* _What is asked_
Select every line holding the word "document" and copy it.

* _Records to process_
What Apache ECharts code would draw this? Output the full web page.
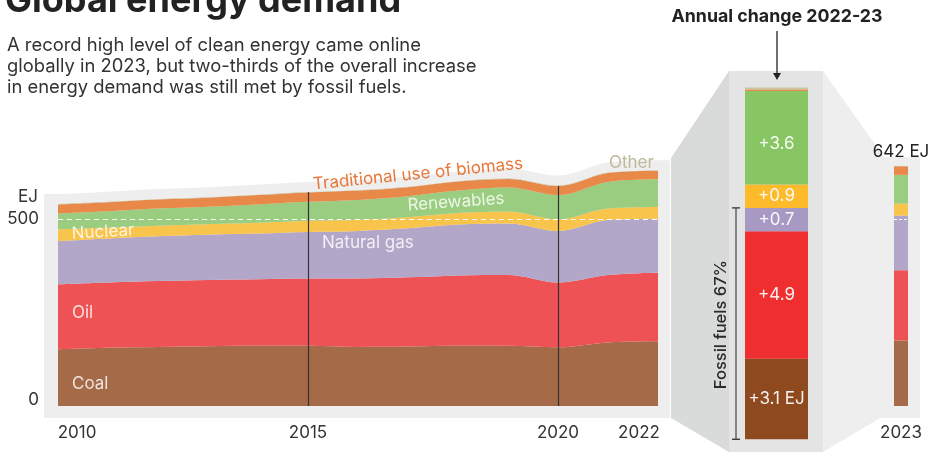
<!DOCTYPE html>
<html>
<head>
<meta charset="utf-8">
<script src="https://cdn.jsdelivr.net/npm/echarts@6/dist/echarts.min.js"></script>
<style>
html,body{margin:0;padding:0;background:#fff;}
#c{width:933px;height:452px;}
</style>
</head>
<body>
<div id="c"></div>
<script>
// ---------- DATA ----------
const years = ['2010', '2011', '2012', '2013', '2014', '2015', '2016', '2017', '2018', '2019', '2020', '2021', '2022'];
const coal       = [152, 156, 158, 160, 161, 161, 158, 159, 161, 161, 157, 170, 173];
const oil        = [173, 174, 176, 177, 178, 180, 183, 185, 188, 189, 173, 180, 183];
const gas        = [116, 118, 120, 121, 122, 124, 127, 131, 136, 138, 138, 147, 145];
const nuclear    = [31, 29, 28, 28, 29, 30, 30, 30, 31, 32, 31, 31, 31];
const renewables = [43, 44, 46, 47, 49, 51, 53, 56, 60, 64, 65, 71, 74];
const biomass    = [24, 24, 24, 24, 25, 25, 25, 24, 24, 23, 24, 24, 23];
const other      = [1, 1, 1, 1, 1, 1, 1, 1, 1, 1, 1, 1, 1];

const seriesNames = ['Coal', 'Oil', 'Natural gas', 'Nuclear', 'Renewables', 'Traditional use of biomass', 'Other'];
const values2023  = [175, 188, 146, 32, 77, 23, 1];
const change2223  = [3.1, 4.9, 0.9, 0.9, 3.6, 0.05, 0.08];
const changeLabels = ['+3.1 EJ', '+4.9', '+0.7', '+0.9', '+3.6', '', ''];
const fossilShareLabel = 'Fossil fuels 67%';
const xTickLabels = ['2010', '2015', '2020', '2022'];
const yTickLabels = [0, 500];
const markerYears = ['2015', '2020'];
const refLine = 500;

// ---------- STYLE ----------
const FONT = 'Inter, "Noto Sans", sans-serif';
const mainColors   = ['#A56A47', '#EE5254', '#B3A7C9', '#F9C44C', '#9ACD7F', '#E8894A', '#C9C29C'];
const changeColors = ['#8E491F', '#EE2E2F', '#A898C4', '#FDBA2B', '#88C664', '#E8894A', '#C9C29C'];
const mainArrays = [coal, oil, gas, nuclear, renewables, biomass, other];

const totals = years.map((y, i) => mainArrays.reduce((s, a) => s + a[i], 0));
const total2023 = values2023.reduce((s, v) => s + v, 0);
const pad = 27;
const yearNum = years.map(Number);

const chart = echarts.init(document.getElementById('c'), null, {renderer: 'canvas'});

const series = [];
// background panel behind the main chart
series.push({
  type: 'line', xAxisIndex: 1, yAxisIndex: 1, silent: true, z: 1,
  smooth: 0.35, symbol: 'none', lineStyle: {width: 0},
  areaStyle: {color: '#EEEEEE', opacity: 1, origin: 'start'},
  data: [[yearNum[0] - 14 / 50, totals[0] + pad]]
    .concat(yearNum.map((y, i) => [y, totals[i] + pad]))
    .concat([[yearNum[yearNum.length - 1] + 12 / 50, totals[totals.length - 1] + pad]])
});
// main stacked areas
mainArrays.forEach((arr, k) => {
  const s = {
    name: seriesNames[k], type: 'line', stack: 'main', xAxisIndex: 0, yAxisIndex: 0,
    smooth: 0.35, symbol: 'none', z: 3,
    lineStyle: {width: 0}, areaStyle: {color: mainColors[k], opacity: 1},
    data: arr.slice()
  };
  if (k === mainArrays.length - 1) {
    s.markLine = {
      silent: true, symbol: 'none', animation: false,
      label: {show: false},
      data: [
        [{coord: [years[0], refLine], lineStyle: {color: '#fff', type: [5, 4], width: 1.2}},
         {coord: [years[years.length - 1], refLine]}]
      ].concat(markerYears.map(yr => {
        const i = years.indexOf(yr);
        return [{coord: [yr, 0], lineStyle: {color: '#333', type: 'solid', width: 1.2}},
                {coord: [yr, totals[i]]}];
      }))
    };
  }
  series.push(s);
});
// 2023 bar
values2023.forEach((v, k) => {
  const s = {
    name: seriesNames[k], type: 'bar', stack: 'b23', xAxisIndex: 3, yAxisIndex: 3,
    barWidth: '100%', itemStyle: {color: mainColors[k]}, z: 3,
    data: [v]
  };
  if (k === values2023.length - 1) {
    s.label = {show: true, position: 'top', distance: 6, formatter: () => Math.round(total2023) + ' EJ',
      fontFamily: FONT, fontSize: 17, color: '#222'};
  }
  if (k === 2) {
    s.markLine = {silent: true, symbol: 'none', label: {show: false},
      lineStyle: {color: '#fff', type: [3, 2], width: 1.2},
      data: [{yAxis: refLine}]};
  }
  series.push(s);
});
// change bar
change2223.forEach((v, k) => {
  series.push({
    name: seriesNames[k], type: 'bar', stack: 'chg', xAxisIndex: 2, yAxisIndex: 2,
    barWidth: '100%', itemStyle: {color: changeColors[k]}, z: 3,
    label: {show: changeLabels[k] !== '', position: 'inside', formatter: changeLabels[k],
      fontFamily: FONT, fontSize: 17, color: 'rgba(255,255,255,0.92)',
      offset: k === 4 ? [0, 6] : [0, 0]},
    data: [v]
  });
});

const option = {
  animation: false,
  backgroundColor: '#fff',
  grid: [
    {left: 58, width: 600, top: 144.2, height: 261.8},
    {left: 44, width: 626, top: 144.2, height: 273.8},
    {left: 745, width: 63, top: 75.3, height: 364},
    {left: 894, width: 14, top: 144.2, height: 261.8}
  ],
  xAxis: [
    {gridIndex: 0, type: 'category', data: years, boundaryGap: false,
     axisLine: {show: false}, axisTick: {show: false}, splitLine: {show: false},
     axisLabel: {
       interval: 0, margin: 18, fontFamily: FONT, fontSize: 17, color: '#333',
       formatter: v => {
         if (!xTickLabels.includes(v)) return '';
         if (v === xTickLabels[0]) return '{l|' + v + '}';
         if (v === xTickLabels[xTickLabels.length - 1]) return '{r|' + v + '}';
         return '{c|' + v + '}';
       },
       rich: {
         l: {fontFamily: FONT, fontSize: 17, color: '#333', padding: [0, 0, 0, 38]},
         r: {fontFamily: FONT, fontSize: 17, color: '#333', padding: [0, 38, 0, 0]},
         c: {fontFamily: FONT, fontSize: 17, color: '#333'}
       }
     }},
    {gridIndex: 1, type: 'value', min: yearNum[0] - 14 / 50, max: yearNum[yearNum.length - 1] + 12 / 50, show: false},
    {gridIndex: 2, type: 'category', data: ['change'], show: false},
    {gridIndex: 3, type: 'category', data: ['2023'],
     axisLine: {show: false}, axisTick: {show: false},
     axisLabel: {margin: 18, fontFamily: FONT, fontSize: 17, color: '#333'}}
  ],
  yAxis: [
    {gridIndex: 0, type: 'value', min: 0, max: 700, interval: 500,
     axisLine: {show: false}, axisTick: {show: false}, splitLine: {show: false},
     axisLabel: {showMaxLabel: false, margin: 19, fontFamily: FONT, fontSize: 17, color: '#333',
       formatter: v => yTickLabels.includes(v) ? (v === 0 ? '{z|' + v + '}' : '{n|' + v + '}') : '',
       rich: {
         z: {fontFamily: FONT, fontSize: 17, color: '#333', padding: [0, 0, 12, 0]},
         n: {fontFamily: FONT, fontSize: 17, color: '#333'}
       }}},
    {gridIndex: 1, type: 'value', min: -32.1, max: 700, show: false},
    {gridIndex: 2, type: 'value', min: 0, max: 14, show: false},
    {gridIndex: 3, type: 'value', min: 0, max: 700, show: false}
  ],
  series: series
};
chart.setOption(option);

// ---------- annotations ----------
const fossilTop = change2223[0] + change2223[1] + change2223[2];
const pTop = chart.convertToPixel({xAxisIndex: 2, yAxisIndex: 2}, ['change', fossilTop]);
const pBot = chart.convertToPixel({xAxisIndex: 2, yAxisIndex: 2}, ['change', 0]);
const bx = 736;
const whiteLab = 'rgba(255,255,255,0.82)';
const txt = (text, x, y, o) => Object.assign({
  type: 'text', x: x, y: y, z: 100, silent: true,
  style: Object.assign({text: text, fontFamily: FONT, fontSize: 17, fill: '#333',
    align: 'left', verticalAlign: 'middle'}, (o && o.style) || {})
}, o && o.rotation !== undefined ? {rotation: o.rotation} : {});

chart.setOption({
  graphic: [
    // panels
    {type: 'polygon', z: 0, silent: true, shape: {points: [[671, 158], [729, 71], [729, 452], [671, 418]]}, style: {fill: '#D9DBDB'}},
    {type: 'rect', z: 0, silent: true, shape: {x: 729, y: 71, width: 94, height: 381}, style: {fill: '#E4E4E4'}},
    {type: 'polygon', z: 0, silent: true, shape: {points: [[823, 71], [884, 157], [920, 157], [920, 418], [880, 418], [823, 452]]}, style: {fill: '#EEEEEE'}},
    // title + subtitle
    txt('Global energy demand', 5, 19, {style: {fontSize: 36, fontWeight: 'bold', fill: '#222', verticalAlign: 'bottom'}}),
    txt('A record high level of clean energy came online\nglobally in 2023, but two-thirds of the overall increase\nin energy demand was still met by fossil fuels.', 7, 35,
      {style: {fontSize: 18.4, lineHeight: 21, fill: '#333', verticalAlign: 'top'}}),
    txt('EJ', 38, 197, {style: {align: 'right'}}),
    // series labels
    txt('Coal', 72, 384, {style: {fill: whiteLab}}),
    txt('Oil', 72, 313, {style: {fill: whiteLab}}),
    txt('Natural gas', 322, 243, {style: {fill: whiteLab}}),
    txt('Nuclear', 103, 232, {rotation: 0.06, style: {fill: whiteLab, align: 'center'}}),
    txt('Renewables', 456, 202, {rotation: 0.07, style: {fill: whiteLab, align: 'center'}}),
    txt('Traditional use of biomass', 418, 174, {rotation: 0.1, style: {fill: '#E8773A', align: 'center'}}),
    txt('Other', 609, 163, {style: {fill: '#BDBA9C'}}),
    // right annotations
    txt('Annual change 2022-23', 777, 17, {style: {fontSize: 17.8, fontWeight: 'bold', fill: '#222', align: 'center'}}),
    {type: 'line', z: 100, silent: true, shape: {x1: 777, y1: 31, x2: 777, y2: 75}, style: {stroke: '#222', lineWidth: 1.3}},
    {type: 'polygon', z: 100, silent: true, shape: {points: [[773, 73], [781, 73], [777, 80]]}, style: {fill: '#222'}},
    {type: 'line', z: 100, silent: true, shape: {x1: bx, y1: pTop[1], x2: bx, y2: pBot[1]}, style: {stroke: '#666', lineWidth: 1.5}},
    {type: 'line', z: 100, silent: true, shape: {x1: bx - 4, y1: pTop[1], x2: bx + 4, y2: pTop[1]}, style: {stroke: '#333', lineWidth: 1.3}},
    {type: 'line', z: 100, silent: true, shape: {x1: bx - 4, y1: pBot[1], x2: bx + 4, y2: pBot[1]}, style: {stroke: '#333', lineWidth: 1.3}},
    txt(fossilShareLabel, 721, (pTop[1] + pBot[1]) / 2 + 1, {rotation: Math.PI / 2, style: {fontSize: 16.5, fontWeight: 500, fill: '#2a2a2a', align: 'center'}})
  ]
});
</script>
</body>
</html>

==

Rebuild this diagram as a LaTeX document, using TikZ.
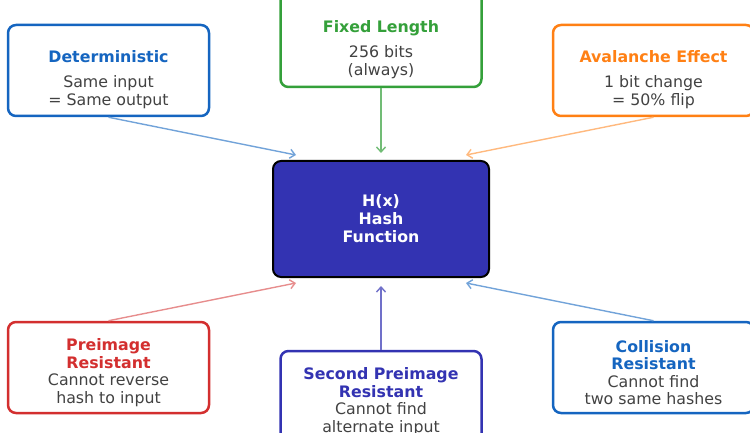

* _Answer in full_
const chart = echarts.init(document.getElementById('c'), null, {renderer: 'canvas'});
Rebuild this diagram as a LaTeX document, using TikZ.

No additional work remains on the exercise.